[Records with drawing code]
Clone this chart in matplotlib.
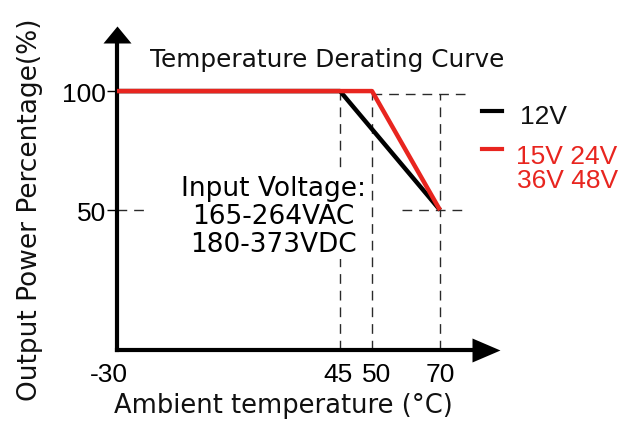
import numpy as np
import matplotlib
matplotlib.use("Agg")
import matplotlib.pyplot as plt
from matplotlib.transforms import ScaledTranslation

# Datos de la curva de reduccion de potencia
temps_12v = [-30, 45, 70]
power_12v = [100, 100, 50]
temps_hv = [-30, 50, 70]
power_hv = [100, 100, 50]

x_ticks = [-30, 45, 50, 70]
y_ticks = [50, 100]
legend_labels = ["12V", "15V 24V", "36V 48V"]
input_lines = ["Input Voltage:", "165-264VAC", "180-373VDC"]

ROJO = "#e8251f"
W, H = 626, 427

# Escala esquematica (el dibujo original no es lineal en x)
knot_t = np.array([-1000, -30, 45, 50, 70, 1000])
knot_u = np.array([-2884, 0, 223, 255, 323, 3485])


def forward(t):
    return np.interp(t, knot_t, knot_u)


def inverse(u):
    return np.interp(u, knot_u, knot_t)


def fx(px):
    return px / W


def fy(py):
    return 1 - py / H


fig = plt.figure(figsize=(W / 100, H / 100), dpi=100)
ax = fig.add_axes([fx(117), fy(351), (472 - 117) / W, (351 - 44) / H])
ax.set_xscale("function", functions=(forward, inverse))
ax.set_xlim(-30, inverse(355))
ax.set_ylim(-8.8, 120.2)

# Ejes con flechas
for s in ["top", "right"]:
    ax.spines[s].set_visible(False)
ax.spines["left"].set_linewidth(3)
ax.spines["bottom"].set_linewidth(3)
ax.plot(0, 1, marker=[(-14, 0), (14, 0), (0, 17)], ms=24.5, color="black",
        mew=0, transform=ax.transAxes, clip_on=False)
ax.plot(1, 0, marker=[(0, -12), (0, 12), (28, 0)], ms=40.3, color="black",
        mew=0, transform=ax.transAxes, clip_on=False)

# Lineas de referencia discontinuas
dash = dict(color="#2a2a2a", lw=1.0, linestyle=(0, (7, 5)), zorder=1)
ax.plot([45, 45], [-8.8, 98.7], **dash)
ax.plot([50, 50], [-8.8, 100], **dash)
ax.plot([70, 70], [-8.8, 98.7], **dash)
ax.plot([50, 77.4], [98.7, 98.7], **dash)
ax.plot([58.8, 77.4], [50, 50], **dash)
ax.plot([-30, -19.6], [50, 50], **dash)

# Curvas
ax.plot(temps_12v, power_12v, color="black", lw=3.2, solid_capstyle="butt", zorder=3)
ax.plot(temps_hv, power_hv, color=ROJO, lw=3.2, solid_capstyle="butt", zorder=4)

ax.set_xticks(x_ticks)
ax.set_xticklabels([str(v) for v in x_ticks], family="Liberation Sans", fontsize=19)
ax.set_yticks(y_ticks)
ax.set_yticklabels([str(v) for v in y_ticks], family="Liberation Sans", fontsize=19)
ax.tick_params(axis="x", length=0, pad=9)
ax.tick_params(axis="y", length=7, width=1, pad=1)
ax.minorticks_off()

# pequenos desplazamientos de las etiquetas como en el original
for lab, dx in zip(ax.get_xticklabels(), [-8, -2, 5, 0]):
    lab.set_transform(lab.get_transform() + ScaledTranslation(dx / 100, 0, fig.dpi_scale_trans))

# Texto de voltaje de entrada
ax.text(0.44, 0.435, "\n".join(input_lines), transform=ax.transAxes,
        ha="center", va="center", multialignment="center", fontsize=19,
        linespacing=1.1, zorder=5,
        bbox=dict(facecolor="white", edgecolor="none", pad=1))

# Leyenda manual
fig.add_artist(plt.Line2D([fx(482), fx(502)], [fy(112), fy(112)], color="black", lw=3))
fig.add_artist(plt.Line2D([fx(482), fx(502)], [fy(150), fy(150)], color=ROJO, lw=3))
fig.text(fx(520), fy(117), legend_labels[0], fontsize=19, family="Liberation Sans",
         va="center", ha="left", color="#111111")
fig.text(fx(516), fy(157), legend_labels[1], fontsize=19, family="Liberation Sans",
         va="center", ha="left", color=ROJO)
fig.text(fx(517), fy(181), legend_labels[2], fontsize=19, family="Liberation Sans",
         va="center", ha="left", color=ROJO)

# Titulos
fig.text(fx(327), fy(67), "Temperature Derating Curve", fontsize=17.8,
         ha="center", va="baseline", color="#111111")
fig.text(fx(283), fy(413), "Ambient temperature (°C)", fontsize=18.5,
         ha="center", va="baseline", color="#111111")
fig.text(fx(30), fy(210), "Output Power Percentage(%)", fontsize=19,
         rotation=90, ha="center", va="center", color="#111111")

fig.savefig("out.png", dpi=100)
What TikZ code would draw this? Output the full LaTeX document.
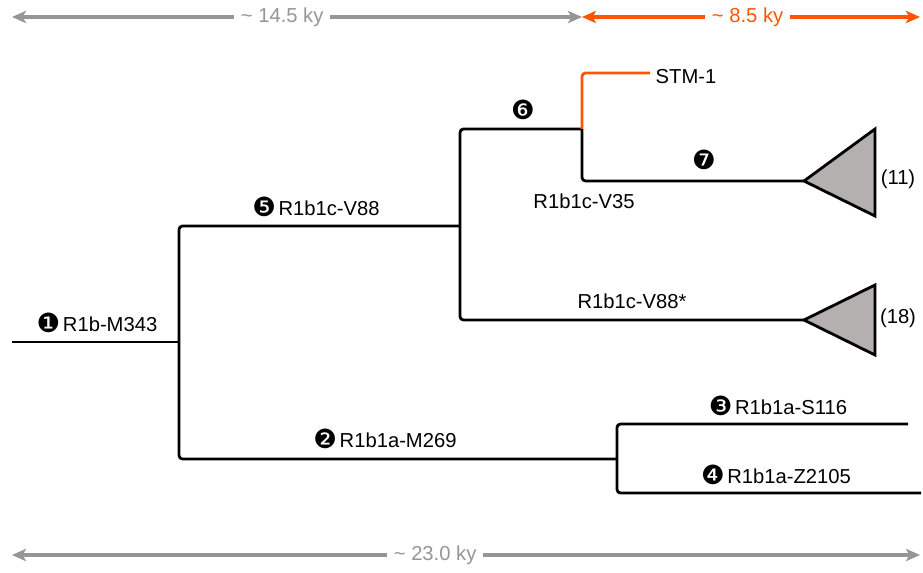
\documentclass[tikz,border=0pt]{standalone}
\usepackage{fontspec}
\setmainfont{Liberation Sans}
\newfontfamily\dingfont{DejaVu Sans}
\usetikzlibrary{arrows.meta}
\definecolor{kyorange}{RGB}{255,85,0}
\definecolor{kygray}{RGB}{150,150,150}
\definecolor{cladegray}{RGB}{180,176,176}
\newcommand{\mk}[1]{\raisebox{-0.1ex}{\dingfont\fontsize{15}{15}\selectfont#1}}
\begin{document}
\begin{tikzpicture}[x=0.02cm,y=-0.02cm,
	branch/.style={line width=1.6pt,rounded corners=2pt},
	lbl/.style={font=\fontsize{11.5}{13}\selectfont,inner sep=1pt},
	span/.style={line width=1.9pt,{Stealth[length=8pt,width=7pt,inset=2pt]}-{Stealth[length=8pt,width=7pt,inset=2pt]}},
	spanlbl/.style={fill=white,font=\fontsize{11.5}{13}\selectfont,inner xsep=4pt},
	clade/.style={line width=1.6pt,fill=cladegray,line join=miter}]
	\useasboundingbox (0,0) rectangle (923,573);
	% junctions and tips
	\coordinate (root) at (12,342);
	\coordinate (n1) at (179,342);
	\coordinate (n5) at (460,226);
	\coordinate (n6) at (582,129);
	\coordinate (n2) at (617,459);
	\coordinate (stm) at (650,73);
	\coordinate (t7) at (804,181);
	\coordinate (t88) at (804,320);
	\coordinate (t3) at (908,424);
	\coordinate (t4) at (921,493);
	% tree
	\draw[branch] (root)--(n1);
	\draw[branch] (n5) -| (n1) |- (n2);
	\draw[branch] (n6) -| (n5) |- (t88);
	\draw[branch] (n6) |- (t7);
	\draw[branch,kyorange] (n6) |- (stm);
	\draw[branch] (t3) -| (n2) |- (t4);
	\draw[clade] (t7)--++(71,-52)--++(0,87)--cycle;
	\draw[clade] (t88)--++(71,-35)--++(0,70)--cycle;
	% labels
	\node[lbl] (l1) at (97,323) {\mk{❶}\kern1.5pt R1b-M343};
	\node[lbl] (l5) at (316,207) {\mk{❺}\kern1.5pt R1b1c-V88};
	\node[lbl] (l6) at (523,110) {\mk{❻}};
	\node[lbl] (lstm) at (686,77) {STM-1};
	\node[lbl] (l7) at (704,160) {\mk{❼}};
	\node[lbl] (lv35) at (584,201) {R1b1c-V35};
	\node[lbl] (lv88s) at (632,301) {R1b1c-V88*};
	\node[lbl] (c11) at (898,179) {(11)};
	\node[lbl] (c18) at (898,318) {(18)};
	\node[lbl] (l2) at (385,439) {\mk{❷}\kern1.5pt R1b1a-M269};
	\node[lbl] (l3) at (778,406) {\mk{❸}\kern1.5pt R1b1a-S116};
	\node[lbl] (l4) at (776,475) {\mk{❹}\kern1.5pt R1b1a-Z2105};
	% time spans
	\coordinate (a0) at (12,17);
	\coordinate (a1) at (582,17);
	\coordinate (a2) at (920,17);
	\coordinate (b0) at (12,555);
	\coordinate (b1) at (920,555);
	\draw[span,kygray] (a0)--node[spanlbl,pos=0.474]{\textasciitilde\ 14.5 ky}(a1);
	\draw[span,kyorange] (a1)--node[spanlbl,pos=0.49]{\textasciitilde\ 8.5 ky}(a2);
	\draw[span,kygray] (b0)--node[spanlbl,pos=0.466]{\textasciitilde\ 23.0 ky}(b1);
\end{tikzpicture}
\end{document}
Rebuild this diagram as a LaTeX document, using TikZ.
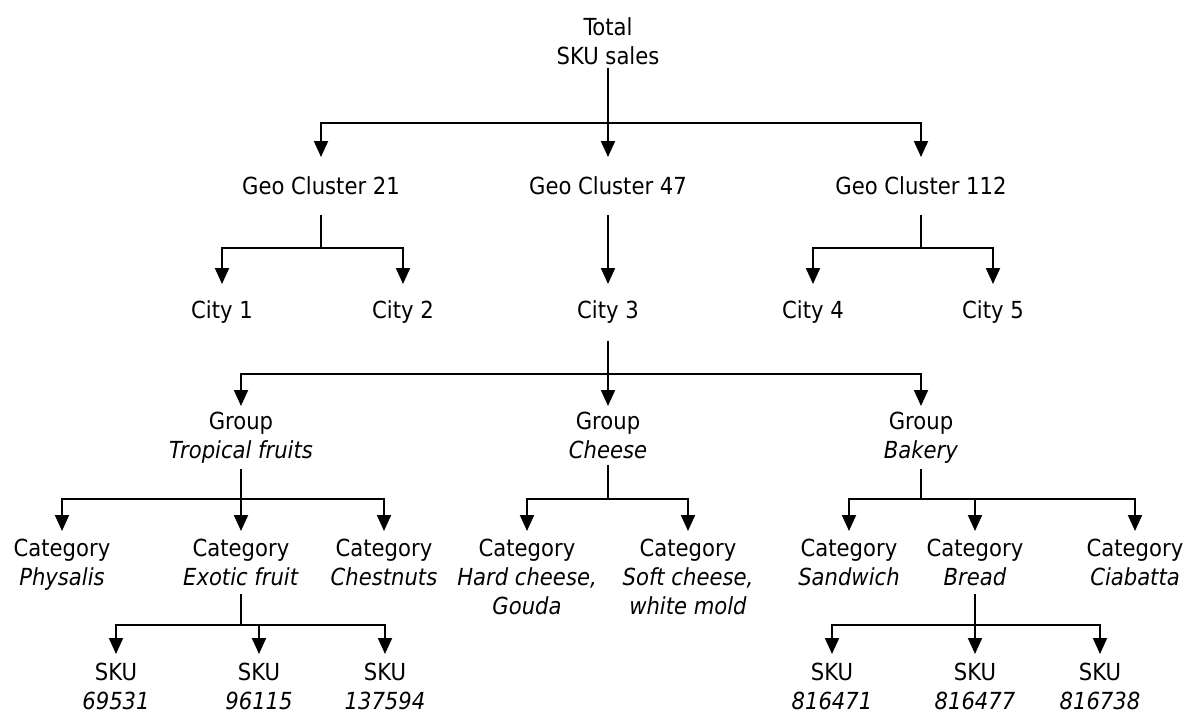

* [WORK TO DO] Only lines belong in the copy: transcribe those from the start of the data through the line that contains "W, H = 626, 427", and skip the pictures.

* [COMPLETE ANSWER]
Clone this chart in matplotlib.
import numpy as np
import matplotlib
matplotlib.use("Agg")
import matplotlib.pyplot as plt
from matplotlib.transforms import ScaledTranslation

# Datos de la curva de reduccion de potencia
temps_12v = [-30, 45, 70]
power_12v = [100, 100, 50]
temps_hv = [-30, 50, 70]
power_hv = [100, 100, 50]

x_ticks = [-30, 45, 50, 70]
y_ticks = [50, 100]
legend_labels = ["12V", "15V 24V", "36V 48V"]
input_lines = ["Input Voltage:", "165-264VAC", "180-373VDC"]

ROJO = "#e8251f"
W, H = 626, 427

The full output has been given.